What is being asked: Answer with a single number, the count of lines holding the word "chart".
* START Data for the task *
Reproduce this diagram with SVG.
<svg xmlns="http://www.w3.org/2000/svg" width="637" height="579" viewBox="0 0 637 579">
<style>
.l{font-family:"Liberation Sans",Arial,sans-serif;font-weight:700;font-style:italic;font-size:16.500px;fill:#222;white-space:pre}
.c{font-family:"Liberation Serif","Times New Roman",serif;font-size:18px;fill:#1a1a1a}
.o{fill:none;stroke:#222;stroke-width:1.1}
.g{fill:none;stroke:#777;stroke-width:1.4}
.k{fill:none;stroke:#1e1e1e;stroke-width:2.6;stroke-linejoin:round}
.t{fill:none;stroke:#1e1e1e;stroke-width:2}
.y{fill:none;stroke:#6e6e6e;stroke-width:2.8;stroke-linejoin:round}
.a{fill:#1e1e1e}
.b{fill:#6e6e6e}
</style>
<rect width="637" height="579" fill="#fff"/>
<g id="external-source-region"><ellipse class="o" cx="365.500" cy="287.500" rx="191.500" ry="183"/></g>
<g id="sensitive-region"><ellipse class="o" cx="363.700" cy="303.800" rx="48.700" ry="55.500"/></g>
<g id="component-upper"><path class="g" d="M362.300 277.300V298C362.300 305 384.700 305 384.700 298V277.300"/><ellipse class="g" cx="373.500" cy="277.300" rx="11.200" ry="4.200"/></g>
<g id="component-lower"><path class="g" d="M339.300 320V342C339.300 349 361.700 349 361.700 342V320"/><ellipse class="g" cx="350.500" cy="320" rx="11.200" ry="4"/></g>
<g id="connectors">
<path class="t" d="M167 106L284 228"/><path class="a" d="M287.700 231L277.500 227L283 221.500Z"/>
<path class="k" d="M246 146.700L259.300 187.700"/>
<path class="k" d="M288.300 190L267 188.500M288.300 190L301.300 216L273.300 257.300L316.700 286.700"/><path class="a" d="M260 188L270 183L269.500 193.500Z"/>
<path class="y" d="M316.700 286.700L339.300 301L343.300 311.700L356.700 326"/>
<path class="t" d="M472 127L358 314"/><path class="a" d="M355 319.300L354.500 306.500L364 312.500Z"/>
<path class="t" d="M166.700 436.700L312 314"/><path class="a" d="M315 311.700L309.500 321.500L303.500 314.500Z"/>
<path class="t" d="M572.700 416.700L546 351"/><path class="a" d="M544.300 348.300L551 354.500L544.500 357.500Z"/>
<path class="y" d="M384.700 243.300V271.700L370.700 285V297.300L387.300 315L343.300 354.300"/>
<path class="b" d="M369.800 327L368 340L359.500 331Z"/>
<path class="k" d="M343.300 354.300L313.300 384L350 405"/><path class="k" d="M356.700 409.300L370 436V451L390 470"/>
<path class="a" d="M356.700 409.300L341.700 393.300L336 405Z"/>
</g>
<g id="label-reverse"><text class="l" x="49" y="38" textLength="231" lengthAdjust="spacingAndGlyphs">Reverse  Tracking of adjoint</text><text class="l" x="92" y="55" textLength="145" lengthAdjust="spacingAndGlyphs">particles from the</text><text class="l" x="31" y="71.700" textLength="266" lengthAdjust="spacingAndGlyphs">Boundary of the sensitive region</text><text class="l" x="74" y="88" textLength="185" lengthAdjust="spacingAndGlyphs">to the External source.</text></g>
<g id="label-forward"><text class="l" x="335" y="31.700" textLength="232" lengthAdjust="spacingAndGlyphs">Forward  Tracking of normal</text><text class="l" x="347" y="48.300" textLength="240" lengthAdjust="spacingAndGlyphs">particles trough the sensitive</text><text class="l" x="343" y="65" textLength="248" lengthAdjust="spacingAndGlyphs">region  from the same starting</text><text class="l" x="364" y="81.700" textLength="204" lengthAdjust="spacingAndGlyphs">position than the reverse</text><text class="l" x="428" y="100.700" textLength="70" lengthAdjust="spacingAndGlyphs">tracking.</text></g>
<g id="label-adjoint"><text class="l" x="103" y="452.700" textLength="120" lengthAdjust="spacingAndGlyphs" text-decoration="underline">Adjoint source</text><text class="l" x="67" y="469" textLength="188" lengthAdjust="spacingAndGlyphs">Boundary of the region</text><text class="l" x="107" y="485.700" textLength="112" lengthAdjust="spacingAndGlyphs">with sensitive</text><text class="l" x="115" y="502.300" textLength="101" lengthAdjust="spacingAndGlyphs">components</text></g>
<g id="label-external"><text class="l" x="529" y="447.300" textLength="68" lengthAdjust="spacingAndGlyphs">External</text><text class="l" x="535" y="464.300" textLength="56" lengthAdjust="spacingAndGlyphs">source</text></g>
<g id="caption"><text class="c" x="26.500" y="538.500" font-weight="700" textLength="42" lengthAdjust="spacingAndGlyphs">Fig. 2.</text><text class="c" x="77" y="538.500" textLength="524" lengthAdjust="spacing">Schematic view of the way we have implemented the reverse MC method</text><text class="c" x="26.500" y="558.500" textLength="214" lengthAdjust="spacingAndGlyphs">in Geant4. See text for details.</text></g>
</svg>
* END Data for the task *
* START Data for the task *
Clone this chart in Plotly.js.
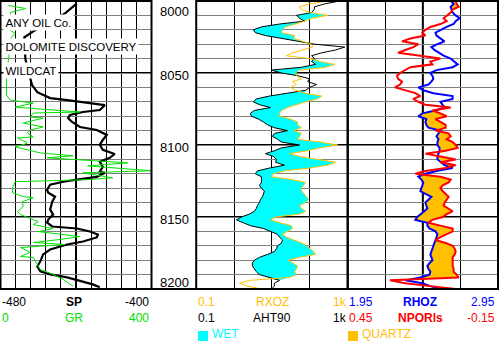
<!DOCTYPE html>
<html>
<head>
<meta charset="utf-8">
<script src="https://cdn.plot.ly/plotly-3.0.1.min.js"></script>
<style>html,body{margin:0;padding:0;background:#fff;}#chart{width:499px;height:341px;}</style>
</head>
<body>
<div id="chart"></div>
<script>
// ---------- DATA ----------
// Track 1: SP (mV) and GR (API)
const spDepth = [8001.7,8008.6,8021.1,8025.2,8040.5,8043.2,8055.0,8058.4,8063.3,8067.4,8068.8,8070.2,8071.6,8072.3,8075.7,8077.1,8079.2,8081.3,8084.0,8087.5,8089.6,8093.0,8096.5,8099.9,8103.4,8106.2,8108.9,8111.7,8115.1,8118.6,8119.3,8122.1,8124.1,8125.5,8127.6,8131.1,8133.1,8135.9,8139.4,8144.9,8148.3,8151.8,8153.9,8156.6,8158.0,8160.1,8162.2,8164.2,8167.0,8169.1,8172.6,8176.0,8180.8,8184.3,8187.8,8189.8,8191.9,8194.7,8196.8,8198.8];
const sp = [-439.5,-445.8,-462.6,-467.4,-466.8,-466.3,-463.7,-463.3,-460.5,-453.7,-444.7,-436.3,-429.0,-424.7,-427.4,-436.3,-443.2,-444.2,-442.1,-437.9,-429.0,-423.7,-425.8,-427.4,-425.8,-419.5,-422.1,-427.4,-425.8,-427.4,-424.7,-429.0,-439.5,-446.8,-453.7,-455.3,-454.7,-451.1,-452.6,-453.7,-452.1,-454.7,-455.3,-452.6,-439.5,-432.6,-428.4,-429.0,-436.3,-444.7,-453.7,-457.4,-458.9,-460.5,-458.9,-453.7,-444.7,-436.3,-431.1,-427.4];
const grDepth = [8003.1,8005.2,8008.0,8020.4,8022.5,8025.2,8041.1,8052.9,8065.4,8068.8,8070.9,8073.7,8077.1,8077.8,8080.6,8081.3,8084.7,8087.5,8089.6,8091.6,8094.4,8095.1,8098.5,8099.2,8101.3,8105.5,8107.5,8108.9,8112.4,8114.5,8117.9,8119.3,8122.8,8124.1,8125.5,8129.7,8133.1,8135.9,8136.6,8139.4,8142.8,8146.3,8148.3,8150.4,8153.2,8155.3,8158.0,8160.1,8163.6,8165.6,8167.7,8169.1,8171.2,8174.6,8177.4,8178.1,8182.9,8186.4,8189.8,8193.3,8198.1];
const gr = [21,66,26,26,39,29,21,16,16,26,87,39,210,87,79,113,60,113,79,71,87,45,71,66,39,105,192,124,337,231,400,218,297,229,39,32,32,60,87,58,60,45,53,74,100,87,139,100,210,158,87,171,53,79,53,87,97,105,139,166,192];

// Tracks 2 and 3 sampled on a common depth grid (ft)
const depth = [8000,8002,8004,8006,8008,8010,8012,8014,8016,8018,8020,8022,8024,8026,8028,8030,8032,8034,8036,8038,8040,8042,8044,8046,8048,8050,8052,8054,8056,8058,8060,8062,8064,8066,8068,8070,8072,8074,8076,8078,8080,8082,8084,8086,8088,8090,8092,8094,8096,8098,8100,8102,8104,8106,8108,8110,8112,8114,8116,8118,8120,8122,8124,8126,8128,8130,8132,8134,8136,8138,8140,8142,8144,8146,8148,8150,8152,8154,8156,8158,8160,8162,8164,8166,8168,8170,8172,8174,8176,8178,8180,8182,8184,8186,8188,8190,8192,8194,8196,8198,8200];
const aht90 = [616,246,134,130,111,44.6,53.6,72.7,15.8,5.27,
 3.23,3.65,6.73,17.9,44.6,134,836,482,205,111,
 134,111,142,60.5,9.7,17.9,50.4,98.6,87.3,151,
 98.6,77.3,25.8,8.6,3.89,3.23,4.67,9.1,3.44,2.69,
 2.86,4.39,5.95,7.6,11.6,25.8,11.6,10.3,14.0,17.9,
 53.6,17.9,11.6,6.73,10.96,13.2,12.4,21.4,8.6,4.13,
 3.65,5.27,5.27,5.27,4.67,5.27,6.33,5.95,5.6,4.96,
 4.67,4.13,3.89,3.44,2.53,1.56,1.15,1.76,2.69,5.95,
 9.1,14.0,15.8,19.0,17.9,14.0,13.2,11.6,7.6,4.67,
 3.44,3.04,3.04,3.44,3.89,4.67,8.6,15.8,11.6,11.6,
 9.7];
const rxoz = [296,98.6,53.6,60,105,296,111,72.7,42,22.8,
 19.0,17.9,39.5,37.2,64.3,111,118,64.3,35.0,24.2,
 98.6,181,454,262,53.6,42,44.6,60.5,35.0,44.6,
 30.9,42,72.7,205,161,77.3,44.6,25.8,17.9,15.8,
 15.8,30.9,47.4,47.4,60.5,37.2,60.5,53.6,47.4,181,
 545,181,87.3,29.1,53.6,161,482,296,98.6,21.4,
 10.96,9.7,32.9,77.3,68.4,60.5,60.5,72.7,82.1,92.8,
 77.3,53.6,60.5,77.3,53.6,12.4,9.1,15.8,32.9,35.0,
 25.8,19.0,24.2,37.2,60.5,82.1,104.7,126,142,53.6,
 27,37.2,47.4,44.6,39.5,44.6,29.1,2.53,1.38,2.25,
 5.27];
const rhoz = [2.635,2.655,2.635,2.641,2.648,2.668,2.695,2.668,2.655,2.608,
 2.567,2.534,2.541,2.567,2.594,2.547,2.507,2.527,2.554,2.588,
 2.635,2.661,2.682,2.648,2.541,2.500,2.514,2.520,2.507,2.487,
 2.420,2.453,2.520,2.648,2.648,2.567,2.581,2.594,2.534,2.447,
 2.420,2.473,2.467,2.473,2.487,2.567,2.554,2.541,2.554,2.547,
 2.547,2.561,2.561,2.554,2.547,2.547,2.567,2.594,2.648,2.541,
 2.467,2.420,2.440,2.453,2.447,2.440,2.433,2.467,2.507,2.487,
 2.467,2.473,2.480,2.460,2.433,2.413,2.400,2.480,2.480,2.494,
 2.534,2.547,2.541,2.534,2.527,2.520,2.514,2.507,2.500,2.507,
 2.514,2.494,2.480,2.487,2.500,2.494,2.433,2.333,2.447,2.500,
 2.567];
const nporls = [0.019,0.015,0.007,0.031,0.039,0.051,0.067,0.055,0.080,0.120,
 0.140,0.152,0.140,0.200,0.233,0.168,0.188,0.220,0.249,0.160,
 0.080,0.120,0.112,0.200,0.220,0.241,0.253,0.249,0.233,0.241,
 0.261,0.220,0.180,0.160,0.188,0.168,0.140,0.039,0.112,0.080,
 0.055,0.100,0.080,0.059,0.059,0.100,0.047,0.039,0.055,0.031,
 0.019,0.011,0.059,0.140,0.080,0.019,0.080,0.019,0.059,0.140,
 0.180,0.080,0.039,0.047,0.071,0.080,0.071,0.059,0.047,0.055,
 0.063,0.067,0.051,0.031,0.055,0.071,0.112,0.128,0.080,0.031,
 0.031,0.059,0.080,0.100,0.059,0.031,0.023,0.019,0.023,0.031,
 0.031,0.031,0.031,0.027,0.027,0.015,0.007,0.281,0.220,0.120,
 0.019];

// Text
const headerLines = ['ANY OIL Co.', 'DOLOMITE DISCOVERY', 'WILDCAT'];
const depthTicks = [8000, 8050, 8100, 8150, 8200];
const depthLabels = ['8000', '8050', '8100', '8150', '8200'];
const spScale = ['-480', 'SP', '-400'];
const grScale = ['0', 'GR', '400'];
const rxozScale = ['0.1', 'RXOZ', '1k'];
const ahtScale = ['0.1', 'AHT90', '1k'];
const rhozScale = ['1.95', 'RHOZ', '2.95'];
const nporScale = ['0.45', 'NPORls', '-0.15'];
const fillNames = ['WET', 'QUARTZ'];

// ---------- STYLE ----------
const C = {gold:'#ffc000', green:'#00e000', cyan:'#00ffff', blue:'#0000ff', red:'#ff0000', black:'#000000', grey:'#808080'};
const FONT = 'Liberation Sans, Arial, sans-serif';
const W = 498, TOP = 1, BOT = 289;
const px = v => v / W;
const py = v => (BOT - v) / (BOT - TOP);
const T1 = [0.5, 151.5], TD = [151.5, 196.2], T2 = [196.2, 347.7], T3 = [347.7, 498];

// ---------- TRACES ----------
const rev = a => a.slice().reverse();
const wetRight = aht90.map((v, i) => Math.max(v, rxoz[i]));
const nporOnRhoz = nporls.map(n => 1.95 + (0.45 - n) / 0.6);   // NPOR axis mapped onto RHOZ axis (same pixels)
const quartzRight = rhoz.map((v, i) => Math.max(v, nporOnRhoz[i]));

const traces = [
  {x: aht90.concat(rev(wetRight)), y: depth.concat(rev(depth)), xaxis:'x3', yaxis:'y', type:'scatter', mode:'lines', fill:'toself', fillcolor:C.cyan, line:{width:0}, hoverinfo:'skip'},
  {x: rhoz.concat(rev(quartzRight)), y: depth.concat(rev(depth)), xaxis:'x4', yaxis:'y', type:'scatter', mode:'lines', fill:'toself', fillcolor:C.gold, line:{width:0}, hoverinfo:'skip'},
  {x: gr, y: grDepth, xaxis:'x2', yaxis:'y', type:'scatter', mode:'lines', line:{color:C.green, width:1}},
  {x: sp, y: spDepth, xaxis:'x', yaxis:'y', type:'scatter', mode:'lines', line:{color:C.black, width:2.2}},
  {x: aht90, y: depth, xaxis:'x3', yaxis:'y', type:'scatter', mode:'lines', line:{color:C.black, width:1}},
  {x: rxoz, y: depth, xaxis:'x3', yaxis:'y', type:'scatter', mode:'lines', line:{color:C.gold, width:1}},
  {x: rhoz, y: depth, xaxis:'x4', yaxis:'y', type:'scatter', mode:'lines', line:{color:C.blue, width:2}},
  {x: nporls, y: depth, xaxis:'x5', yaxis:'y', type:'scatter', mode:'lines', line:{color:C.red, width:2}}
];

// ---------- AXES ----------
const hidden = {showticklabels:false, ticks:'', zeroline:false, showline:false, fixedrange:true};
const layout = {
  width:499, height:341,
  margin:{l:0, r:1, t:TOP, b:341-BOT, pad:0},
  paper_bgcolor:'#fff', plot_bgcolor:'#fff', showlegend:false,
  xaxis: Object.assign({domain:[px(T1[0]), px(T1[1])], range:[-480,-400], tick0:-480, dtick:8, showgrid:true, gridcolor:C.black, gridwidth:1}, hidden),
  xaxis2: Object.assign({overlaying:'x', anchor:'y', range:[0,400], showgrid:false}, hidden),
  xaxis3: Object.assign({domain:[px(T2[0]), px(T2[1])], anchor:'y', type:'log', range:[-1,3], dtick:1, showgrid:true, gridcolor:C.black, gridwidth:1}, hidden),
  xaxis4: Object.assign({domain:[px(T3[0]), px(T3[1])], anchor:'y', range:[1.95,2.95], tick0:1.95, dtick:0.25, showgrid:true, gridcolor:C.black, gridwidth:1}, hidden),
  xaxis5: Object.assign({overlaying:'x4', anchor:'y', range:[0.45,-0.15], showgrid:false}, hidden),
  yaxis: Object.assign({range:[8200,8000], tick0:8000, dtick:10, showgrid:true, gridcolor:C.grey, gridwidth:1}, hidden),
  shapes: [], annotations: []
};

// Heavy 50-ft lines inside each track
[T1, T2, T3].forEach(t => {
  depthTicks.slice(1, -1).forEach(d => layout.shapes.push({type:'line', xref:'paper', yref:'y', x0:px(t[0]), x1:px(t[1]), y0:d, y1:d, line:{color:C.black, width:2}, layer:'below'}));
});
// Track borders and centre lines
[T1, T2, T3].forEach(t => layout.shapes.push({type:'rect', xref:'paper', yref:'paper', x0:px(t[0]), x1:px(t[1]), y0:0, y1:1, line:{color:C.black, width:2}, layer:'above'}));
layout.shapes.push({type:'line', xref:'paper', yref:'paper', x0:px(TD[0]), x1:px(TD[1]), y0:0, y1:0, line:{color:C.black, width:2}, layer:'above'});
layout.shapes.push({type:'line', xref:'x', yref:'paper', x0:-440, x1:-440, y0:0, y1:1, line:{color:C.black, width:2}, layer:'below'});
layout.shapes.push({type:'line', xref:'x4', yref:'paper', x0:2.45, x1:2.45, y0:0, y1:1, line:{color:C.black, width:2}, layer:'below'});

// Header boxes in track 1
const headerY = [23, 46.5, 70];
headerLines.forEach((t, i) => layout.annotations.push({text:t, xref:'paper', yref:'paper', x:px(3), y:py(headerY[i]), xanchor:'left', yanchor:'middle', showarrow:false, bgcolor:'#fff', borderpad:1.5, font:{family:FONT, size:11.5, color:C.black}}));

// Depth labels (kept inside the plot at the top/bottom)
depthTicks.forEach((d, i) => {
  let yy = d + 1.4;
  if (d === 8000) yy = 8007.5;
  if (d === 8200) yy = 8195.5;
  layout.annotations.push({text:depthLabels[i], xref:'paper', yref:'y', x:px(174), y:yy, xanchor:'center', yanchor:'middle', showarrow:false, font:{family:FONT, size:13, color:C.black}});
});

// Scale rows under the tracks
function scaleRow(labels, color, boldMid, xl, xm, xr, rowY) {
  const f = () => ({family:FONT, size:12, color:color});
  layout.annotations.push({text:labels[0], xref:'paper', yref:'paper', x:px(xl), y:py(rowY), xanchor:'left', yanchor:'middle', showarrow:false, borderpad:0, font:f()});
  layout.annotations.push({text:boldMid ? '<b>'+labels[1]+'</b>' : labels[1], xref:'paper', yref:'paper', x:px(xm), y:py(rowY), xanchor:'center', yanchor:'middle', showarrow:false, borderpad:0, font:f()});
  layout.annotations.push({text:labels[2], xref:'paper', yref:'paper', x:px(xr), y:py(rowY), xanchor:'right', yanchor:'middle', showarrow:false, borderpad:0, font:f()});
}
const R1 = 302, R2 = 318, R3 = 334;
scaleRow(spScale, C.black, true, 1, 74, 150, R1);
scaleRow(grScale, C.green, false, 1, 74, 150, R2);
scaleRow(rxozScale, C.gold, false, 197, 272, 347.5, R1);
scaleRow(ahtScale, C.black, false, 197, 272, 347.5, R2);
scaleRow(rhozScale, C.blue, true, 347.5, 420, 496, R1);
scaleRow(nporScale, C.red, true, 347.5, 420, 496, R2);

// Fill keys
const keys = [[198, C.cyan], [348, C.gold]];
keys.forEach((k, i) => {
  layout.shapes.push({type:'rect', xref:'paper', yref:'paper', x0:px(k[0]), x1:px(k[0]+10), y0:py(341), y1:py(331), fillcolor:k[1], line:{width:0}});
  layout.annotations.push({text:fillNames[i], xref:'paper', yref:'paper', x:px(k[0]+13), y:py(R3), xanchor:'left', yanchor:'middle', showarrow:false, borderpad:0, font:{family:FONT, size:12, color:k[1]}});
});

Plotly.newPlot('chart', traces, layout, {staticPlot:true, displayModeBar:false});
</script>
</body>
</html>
* END Data for the task *
Answer to this problem: 4